There are many different forms of investing, and out of all of them, investing in the stock market gives you the biggest chance of good returns – but also the biggest risk of a substantial loss. If you think you may want to start investing in stocks, here’s what you need to know:

What is the stock market?

The easiest way to think of the stock market is as a sort of online market where things are bought and sold. In this case, the things being bought and sold aren’t physical as such, but are invisible slices, known as shares, of much larger companies, known as stocks. If you own shares of a company or companies, you own parts of that company or companies. You can find more information about the stock market on LetMeBank.

A lot of companies will offer out shares as a way of funding business. It has its advantages over alternatives like bank loans, because once a share is paid for by the investor, the investor’s money belongs to the company. This means that the company technically never has to repay the money, which is why shares can be a risk if the stock market falls.

How do you invest in stocks?

If you want to invest in stocks, there are a number of different ways to go about it. The stock market is all online nowadays, so it’ll help to open an investing account. You could open a securities account, which is great for if you want to handle all your investments yourself.

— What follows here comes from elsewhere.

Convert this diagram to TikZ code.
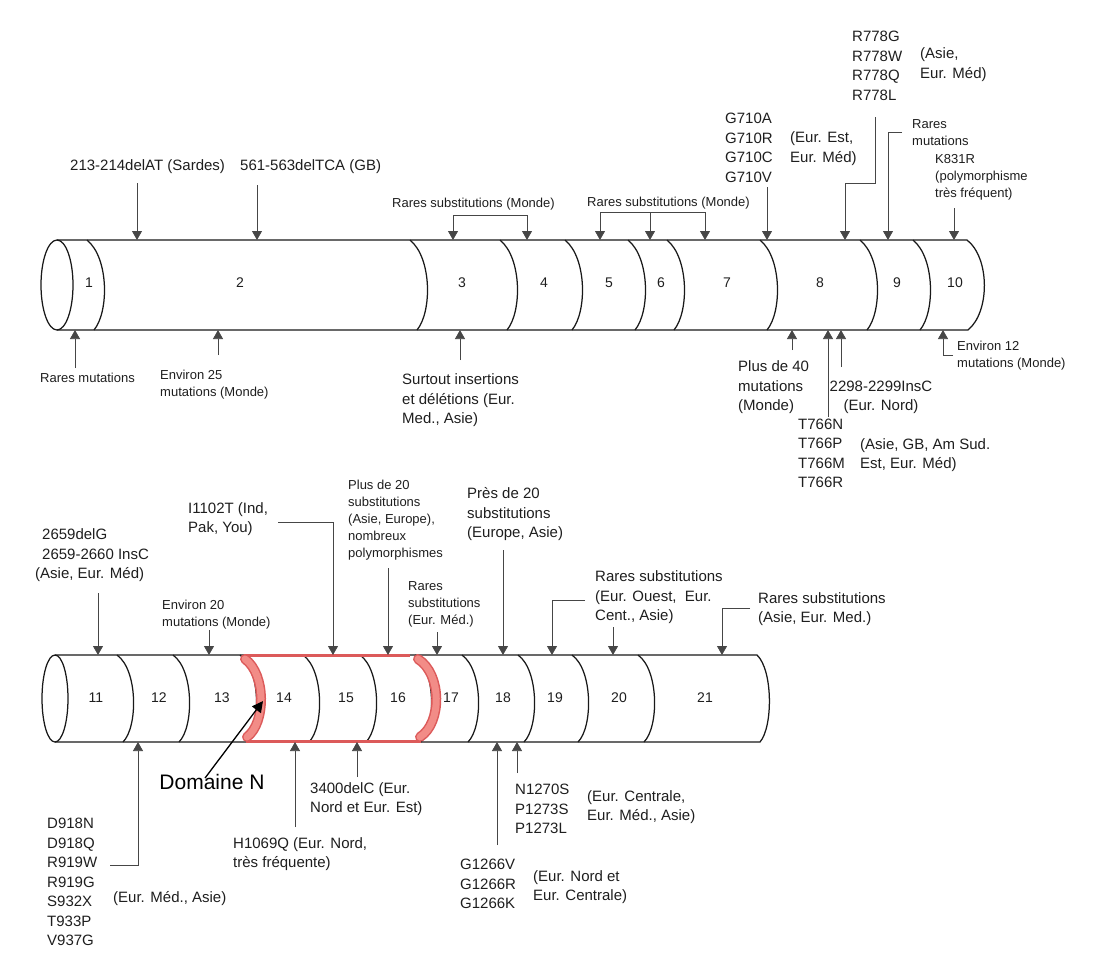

Alternatively, you could opt for a robo-advisor account, which can pick your individual investments for you.

What factors can cause share factors to rise or fall?

It’s hard, almost impossible, to predict when a stock’s share prices might rise or fall, but it helps to understand some of the reasons behind why they might do so. You can generally expect shares to rise if a company is undertaking a major new project or has a big new product. They may also increase if the company has a new director, or the stock market overall is rising. On the other hand, shares may fall if a company faces bad publicity, the stock market is dropping, or something has resulted in the company having to increase costs or operate differently.

How do I get started in investing?

Before you jump into investing, you should be certain that you’ve got enough knowledge to give it a good go. Seek the help of a financial advisor or an accountant if you want specific advice on how exactly you should be investing your money.